Zinke's approach also calls for removing some underbrush from the woods -- which acts as kindling for large fires -- and for clearing a perimeter around buildings, such as residential developments. A layer of pine needles on the ground around a national park lodge, for example, can allow a fire to spread to the structure.

Zinke issued a secretarial order last season, and the approach is being taken in parks like Yosemite, where the popular valley area is currently closed because of the nearby Ferguson fire. Park workers there are clearing out dead timber from the forest floor in the area, hoping to deprive the fire of fuel should it spread.
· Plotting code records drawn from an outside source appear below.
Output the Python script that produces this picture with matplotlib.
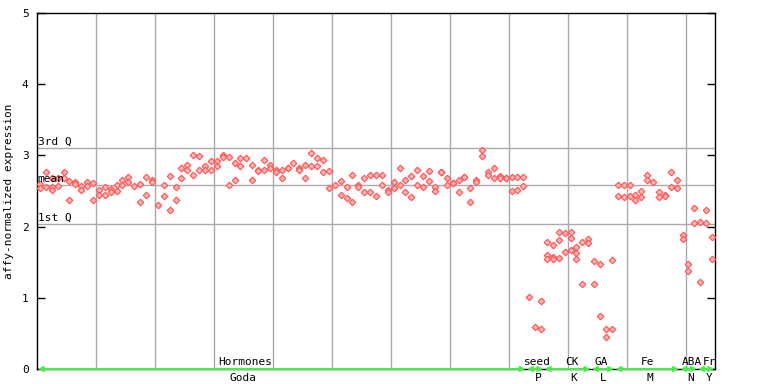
import numpy as np
import matplotlib
matplotlib.use("Agg")
import matplotlib.pyplot as plt

# ==========================================
# data
# ==========================================
# expression values per sample column, columns run left to right
hormones_vals = [
    [2.60, 2.54], [2.77, 2.55], [2.68, 2.55, 2.52], [2.68, 2.57], [2.77, 2.68],
    [2.64, 2.37], [2.62, 2.60], [2.57, 2.52], [2.62, 2.57], [2.61, 2.38],
    [2.51, 2.44], [2.56, 2.45], [2.53, 2.49], [2.58, 2.50], [2.65, 2.58],
    [2.69, 2.63], [2.57], [2.60, 2.35], [2.69, 2.44], [2.65, 2.63],
    [2.30], [2.58, 2.43], [2.71, 2.23], [2.56, 2.37], [2.82, 2.68],
    [2.87, 2.79], [3.00, 2.73], [2.99, 2.80], [2.85, 2.79], [2.92, 2.79],
    [2.92, 2.85], [3.00, 2.98], [2.98, 2.59], [2.89, 2.65], [2.97, 2.85],
    [2.97], [2.87, 2.66], [2.80, 2.78], [2.93, 2.80], [2.87, 2.82],
    [2.80, 2.76], [2.80, 2.68], [2.83, 2.83], [2.89], [2.82, 2.79],
    [2.86, 2.68], [3.03, 2.85], [2.97, 2.85], [2.93, 2.76], [2.78, 2.54],
    [2.59], [2.64, 2.44], [2.56, 2.40], [2.73, 2.35], [2.59, 2.56],
    [2.68, 2.48], [2.72, 2.48], [2.72, 2.43], [2.73, 2.58], [2.51, 2.48],
    [2.62, 2.54], [2.82, 2.58], [2.66, 2.48], [2.71, 2.41], [2.80, 2.58],
    [2.71, 2.55], [2.78, 2.64], [2.55, 2.50], [2.76, 2.76], [2.68, 2.58],
    [2.61, 2.61], [2.65, 2.48], [2.69, 2.69], [2.54, 2.35], [2.65, 2.62],
    [3.07, 2.99], [2.76, 2.73], [2.82, 2.68], [2.71, 2.68], [2.68, 2.68],
    [2.69, 2.50], [2.69, 2.51], [2.69, 2.57],
]
seed_vals = [[1.01], [0.59], [0.95, 0.56]]
ck_vals = [[1.79, 1.60, 1.54], [1.74, 1.57, 1.54], [1.92, 1.81, 1.56], [1.91, 1.64],
           [1.92, 1.84, 1.67], [1.72, 1.63, 1.55], [1.78, 1.19], [1.82, 1.77]]
ga_vals = [[1.51, 1.19], [1.48, 0.75], [0.56, 0.45], [1.53, 0.56]]
fe_vals = [[2.58, 2.43], [2.58, 2.42], [2.58, 2.43], [2.45, 2.38], [2.50, 2.42],
           [2.73, 2.65], [2.63], [2.48, 2.42], [2.45, 2.43], [2.76, 2.55], [2.66, 2.54]]
aba_vals = [[1.88, 1.82], [1.48, 1.37], [2.26, 2.05]]
fr_vals = [[2.06, 1.22], [2.23, 2.05], [1.86, 1.55]]

groups = [hormones_vals, seed_vals, ck_vals, ga_vals, fe_vals, aba_vals, fr_vals]
group_names = ["Hormones", "seed", "CK", "GA", "Fe", "ABA", "Fr"]
group_sub = ["Goda", "P", "K", "L", "M", "N", "Y"]

q1, q_mean, q3 = 2.04, 2.58, 3.10

# label anchor columns (where the reference puts the text)
name_pos = [34.8, 84.3, 90.2, 95.2, 103.1, 110.6, 113.6]
sub_pos = [34.4, 84.5, 90.6, 95.5, 103.5, 110.4, 113.5]

# ==========================================
# flatten columns -> x, y
# ==========================================
xs, ys, spans = [], [], []
k = 0
for g in groups:
    start = k
    for col in g:
        for v in col:
            xs.append(k)
            ys.append(v)
        k += 1
    spans.append((start, k - 1))
n_cols = k

plt.rcParams['font.family'] = ['DejaVu Sans Mono']
fig = plt.figure(figsize=(7.68, 3.84), dpi=100)
ax = fig.add_axes([37 / 768, 15 / 384, 678 / 768, 356 / 384])

ax.set_xlim(-0.5, n_cols - 0.5)
ax.set_ylim(0, 5)

# vertical grid every 10 columns
for gx in np.arange(9.5, n_cols - 1, 10):
    ax.axvline(gx, color='#aaaaaa', lw=1, zorder=1)

# quartile / mean lines
for val, lab in [(q3, "3rd Q"), (q_mean, "mean"), (q1, "1st Q")]:
    ax.axhline(val, color='#aaaaaa', lw=1, zorder=1)
    ax.text(-0.4, val + 0.02, lab, fontsize=8, va='bottom', ha='left', zorder=4)

ax.plot(xs, ys, linestyle='none', marker='D', markersize=3.3,
        markerfacecolor='#ffb8b8', markeredgecolor='#ff5a5a', markeredgewidth=0.9,
        zorder=3, clip_on=False)

# group arrows and labels
for (s, e), name, sub, npos, spos in zip(spans, group_names, group_sub, name_pos, sub_pos):
    ax.annotate("", xy=(e + 0.4, 0), xytext=(s - 0.4, 0),
                arrowprops=dict(arrowstyle='<->', color='#44ee44', lw=1.5,
                                mutation_scale=7, shrinkA=0, shrinkB=0),
                zorder=5, annotation_clip=False)
    ax.text(npos, 0.03, name, fontsize=8, ha='center', va='bottom', zorder=4, clip_on=True)
    ax.text(spos, -0.05, sub, fontsize=8, ha='center', va='top', zorder=4)

ax.set_xticks([])
ax.set_yticks([0, 1, 2, 3, 4, 5])
ax.tick_params(axis='y', direction='in', length=6, width=1, right=True, labelsize=8, pad=6)
for sp in ax.spines.values():
    sp.set_color('black')
    sp.set_linewidth(1)
ax.set_ylabel("affy-normalized expression", fontsize=8, labelpad=6)

fig.savefig("out.png", dpi=100)
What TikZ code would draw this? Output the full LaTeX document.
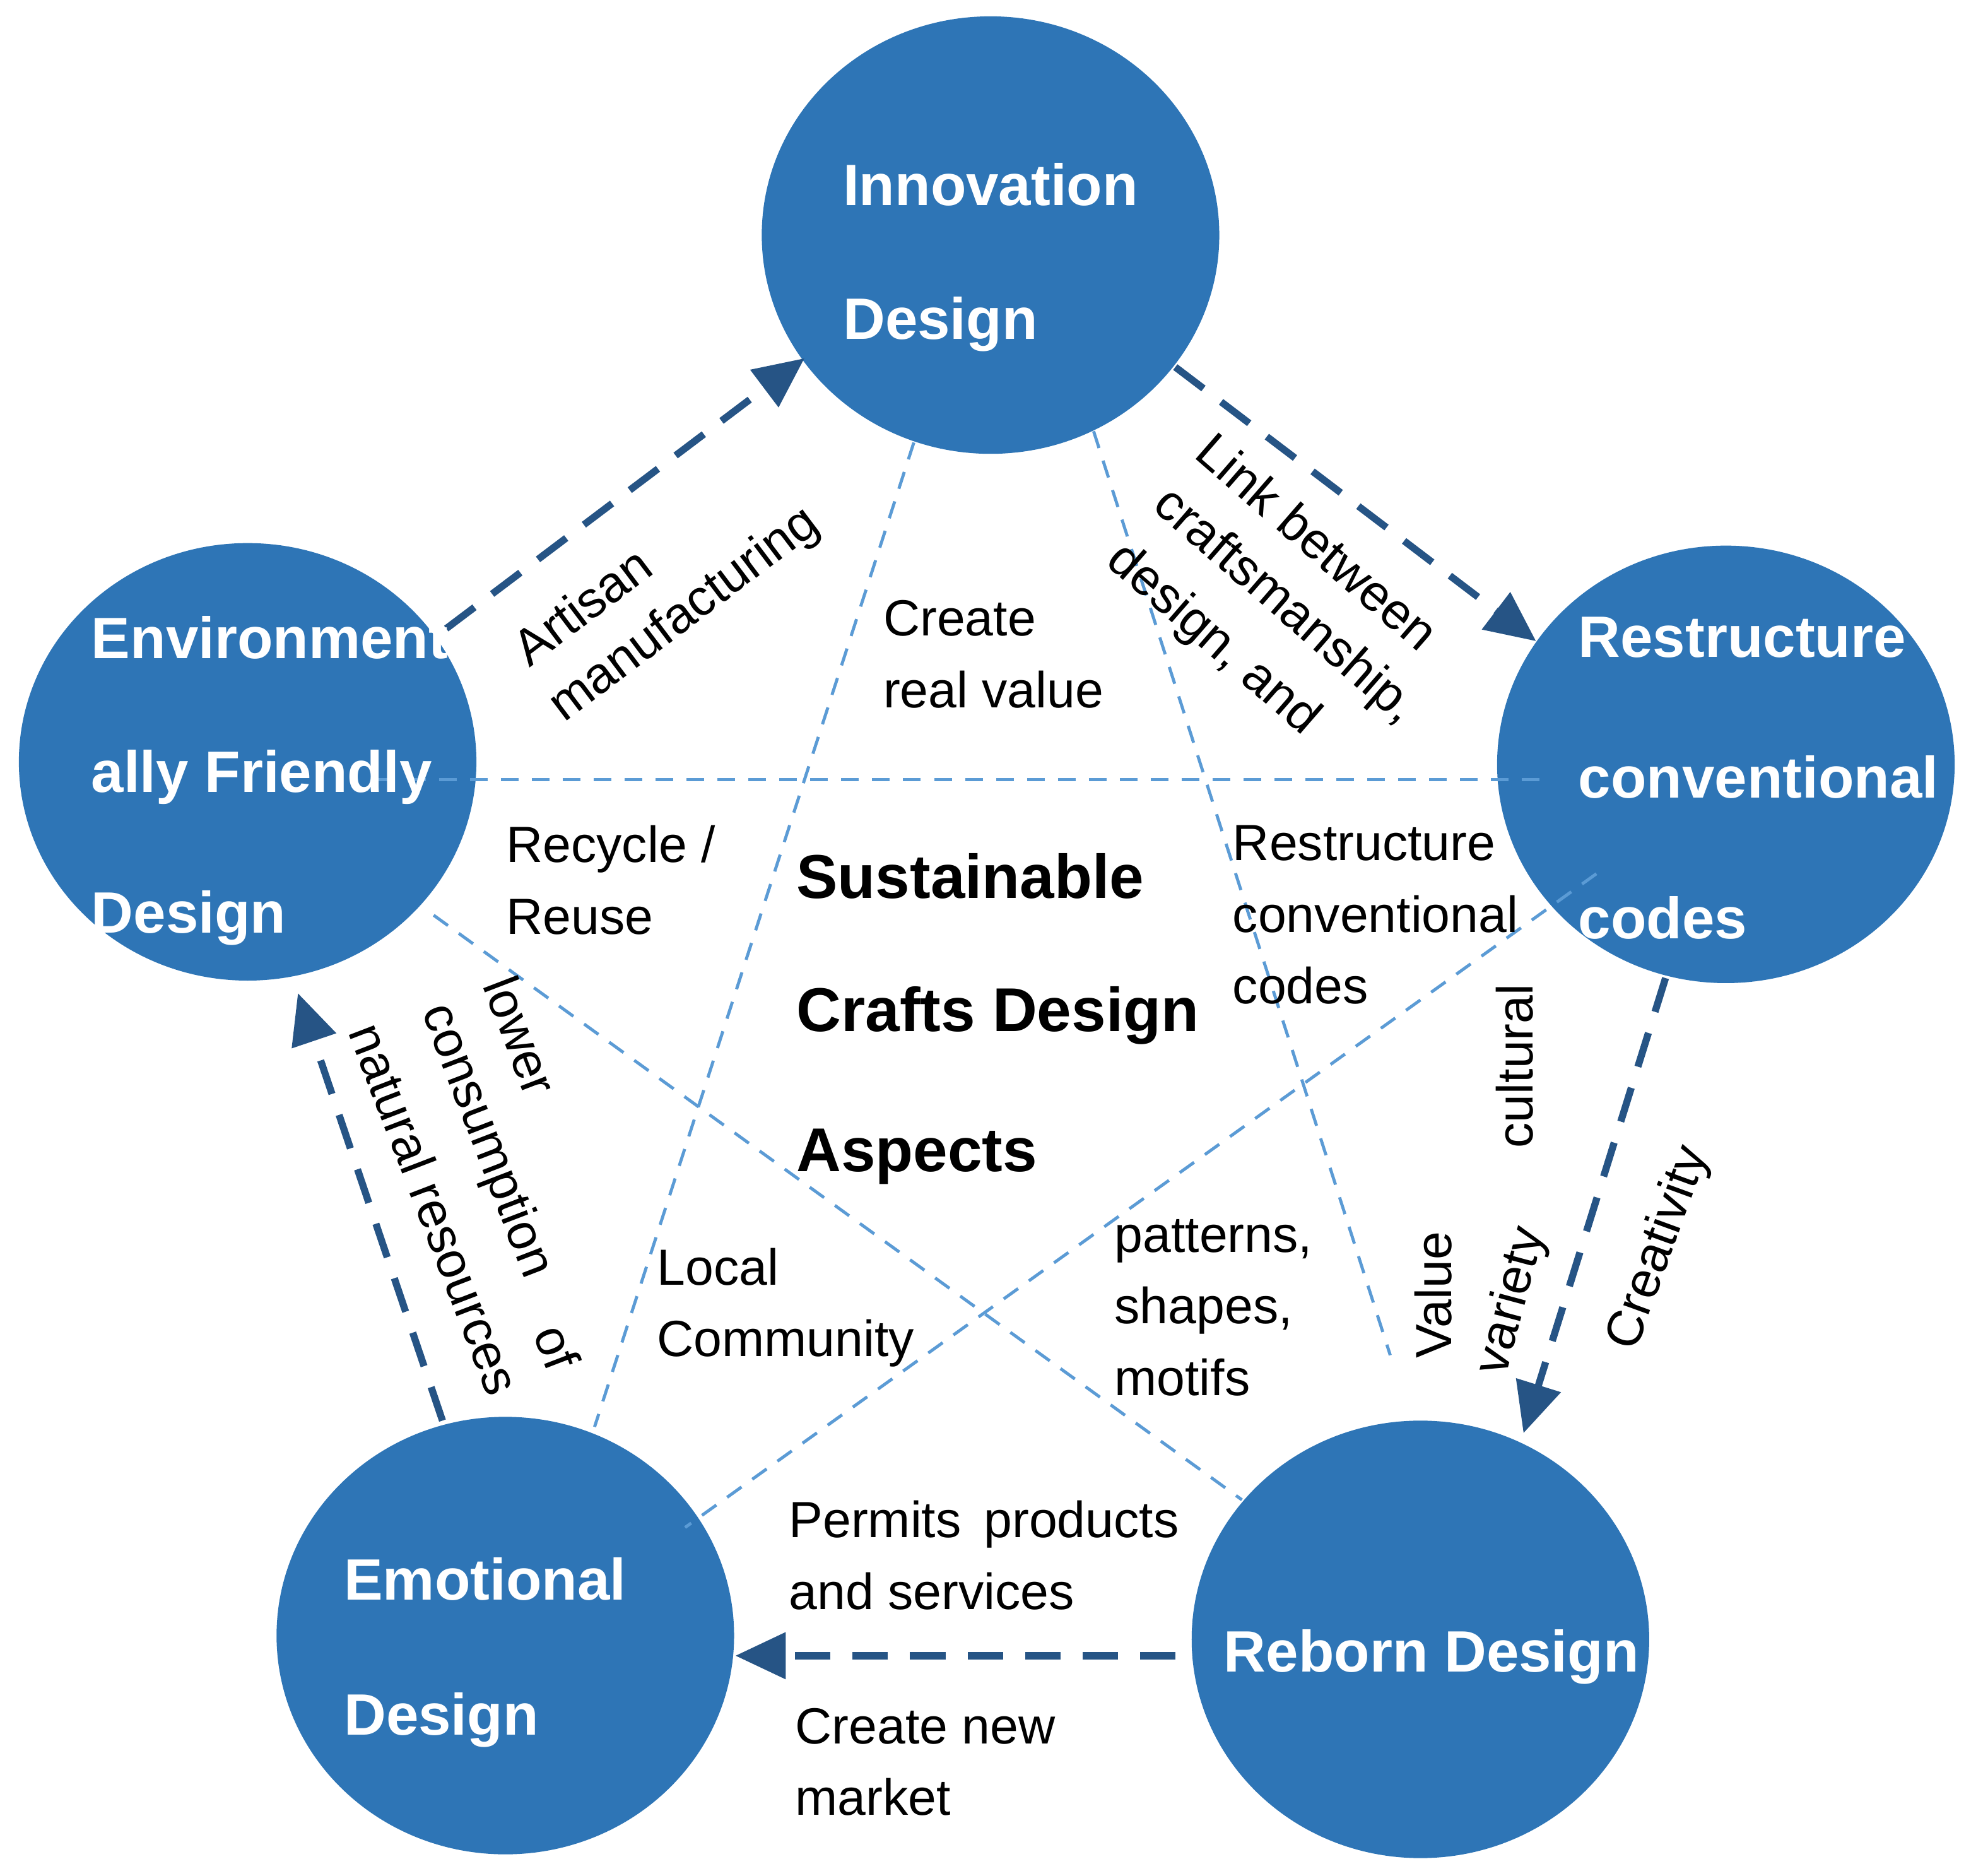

Zinke has seen the prevention efforts firsthand as Interior secretary. In his prior role as a US congressman, Zinke witnessed the controversy that can arise when environmental interests, local residents and land managers are at odds over how to protect the forest. That was on his mind when he wrote in a tweet this weekend, "We must be able to actively manage our forests and not face frivolous litigation when we try to remove these fuels."

Wildfires, he noted in the op-ed, can be bad for the environment.

"Wildfires produce smoke and emissions," he wrote. "The release of gases and particles can negatively affect air quality. Fires also damage watersheds, and as we see fires burning hotter and longer, the soil is actually becoming scorched and sterilized, preventing regrowth."

"In addition," he continued, "while many of the frivolous lawsuits waged to stop timber harvests cite habitat as a concern, environmental litigants are little concerned when an entire forest burns to the ground and the habitat and wildlife are lost."